Welche Pflichten bestehen hinsichtlich der Rücksendung des Wahlbriefs?
Der Wahlbrief ist nach Beendigung der Stimmabgabe vom Wähler zu verschließen und an die auf dem Wahlbriefumschlag angegebene Adresse zurückzusenden oder persönlich abzugeben. Die rechtliche Verpflichtung besteht darin, alle Unterlagen korrekt zu befüllen: Die eidesstattliche Versicherung auf dem Wahlschein muss eigenhändig unterschrieben sein (§ 36 Abs. 2 BWO). Der Wahlbrief muss rechtzeitig vor Schluss der Wahl eingehen. Die Wahlbehörden sind verpflichtet, die rechtzeitig eingegangenen Briefe ungeöffnet bis zur Auszählung zu verwahren und auf Manipulationen zu prüfen (§ 41 Abs. 1 BWO).
Welche Konsequenzen ergeben sich bei Verstößen gegen die Vorschriften zur Briefwahl?
Verstöße gegen die Vorschriften zur Briefwahl, etwa durch unzulässige Beeinflussung, Fälschung oder Missbrauch des Wahlscheins, werden strafrechtlich verfolgt.

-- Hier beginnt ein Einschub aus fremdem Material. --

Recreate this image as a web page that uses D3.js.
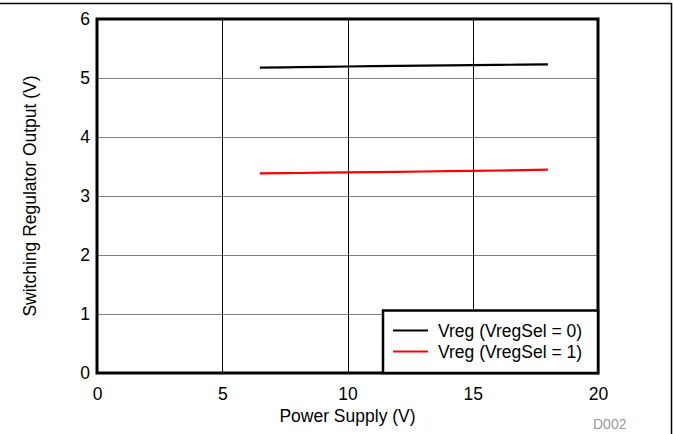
<!DOCTYPE html>
<html>
<head>
<meta charset="utf-8">
<script src="https://cdn.jsdelivr.net/npm/d3@7"></script>
<style>
  html, body { margin: 0; padding: 0; background: #fff; }
  svg { display: block; font-family: "Liberation Sans", Arial, sans-serif; }
</style>
</head>
<body>
<svg id="chart" width="673" height="434"></svg>
<script>
// ---- data ----
const supplyV = [6.5, 7.5, 8, 9, 10, 11, 12, 13, 14, 15, 16, 17, 18];
const vregSel0 = [5.175, 5.18, 5.185, 5.19, 5.195, 5.20, 5.205, 5.21, 5.215, 5.218, 5.222, 5.228, 5.232];
const vregSel1 = [3.385, 3.387, 3.39, 3.395, 3.40, 3.405, 3.41, 3.415, 3.42, 3.425, 3.432, 3.44, 3.446];
const seriesNames = ["Vreg (VregSel = 0)", "Vreg (VregSel = 1)"];
const seriesColors = ["#000000", "#ff0000"];
const xTicks = [0, 5, 10, 15, 20];
const yTicks = [0, 1, 2, 3, 4, 5, 6];
const xTitle = "Power Supply (V)";
const yTitle = "Switching Regulator Output (V)";
const figId = "D002";

// ---- layout ----
const svg = d3.select("#chart");
const L = 97, R = 598, T = 19, B = 373;
const x = d3.scaleLinear().domain([0, 20]).range([L, R]);
const y = d3.scaleLinear().domain([0, 6]).range([B, T]);

// outer frame (top + right)
svg.append("path")
  .attr("d", `M0,3.5 H671.5 V434`)
  .attr("fill", "none").attr("stroke", "#000").attr("stroke-width", 1.5);

// horizontal grid (gray)
svg.append("g").selectAll("line").data(yTicks.slice(1, -1)).join("line")
  .attr("x1", L).attr("x2", R)
  .attr("y1", d => Math.round(y(d)) + 0.5).attr("y2", d => Math.round(y(d)) + 0.5)
  .attr("stroke", "#808080").attr("stroke-width", 1);

// vertical grid (black)
svg.append("g").selectAll("line").data(xTicks.slice(1, -1)).join("line")
  .attr("y1", T).attr("y2", B)
  .attr("x1", d => Math.round(x(d)) + 0.5).attr("x2", d => Math.round(x(d)) + 0.5)
  .attr("stroke", "#000").attr("stroke-width", 1);

// axes (tick labels only)
const xAxis = svg.append("g").attr("transform", `translate(0,${B})`)
  .call(d3.axisBottom(x).tickValues(xTicks).tickSize(0).tickPadding(15).tickFormat(d3.format("d")));
const yAxis = svg.append("g").attr("transform", `translate(${L},0)`)
  .call(d3.axisLeft(y).tickValues(yTicks).tickSize(0).tickPadding(7).tickFormat(d3.format("d")));
[xAxis, yAxis].forEach(a => {
  a.select(".domain").remove();
  a.attr("font-size", 17.5).attr("font-family", "'Liberation Sans', Arial, sans-serif");
  a.selectAll("text").attr("font-size", 17.5).attr("fill", "#000");
});

// data lines
const line = d3.line().x((d, i) => x(supplyV[i])).y(d => y(d));
[vregSel0, vregSel1].forEach((s, i) => {
  svg.append("path").datum(s).attr("d", line)
    .attr("fill", "none").attr("stroke", seriesColors[i]).attr("stroke-width", 2.2);
});

// plot frame
svg.append("rect").attr("x", L).attr("y", T).attr("width", R - L).attr("height", B - T)
  .attr("fill", "none").attr("stroke", "#000").attr("stroke-width", 3);

// legend
const lg = svg.append("g");
lg.append("rect").attr("x", 383).attr("y", 310.5).attr("width", R - 383).attr("height", B - 310.5)
  .attr("fill", "#fff").attr("stroke", "#000").attr("stroke-width", 2.5);
seriesNames.forEach((n, i) => {
  const yy = 330.5 + i * 21;
  lg.append("line").attr("x1", 393).attr("x2", 428).attr("y1", yy).attr("y2", yy)
    .attr("stroke", seriesColors[i]).attr("stroke-width", 2.2);
  lg.append("text").attr("x", 438).attr("y", yy + 6).attr("font-size", 17.5).text(n);
});

// axis titles
svg.append("text").attr("x", (L + R) / 2).attr("y", 421.5).attr("text-anchor", "middle")
  .attr("font-size", 17.5).text(xTitle);
svg.append("text").attr("transform", `translate(36,${(T + B) / 2}) rotate(-90)`)
  .attr("text-anchor", "middle").attr("font-size", 17.5).text(yTitle);

// figure id
svg.append("text").attr("x", 593).attr("y", 429).attr("font-size", 14).attr("fill", "#999").text(figId);
</script>
</body>
</html>
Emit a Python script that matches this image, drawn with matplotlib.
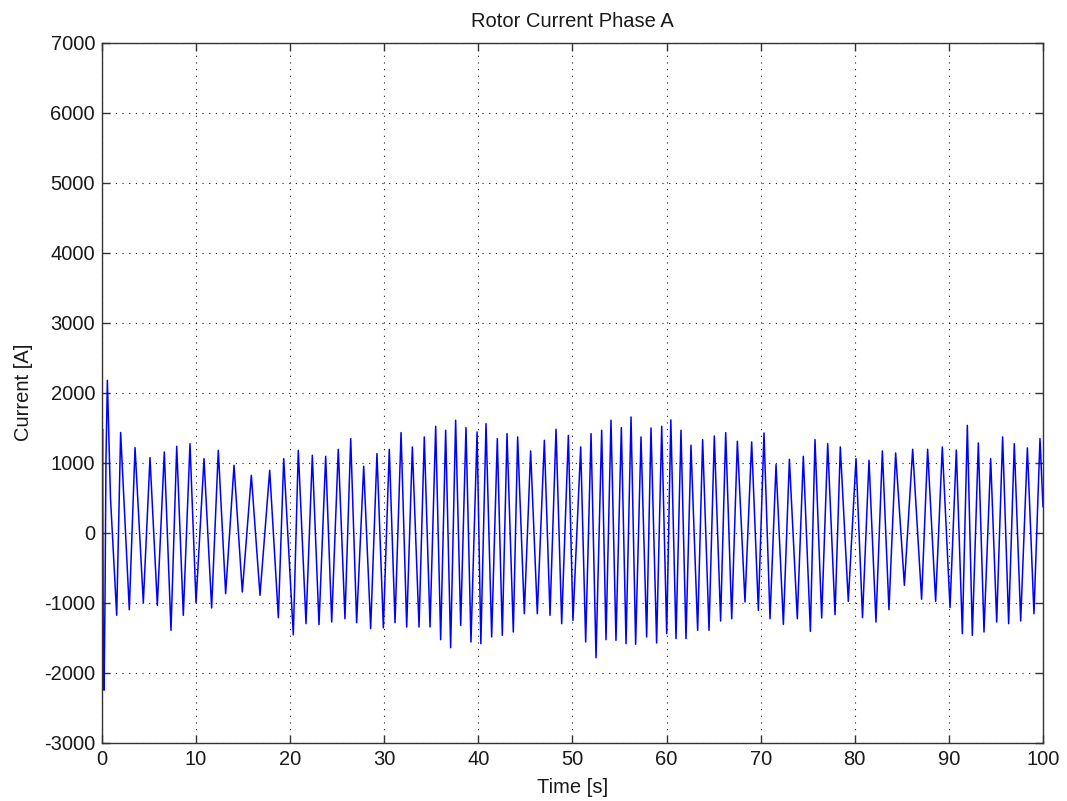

Wesentliche Straftatbestände sind Wahlfälschung (§ 107a StGB), Wählerbestechung (§ 108b StGB) oder falsche eidesstattliche Versicherung (§ 156 StGB). Die Wahl kann je nach Umfang und Tragweite des Verstoßes in betroffenen Wahlbezirken für ungültig erklärt werden (§ 46 BWG). Auch die Nichterfüllung formaler Anforderungen, wie eine fehlende oder unkorrekte Unterschrift, führt zur Ungültigkeit des Wahlbriefs.
Gibt es Möglichkeiten zur Nachverfolgung oder Korrektur einer Briefwahlentscheidung?
Rechtlich ist eine Korrektur oder Änderung einmal abgegebener Briefwahlunterlagen ausgeschlossen, sofern der Wahlbrief bereits bei der Wahlbehörde eingegangen ist. Solange der Wahlbrief noch nicht abgegeben wurde, kann ein neuer Wahlschein beantragt und ein neuer Stimmzettel ausgestellt werden, der alte Wahlschein verliert damit seine Gültigkeit (§ 27 Abs. 5 BWO). Ist der erste Wahlbrief jedoch bereits eingegangen, gibt es keine rechtliche Möglichkeit, die Wahlentscheidung nachträglich zu ändern oder zurückzuziehen. Eine Nachverfolgung des Versands kann in Einzelfällen bei Verlust über die Post geschehen, liegt jedoch nicht im Aufgabenbereich der Wahlbehörde.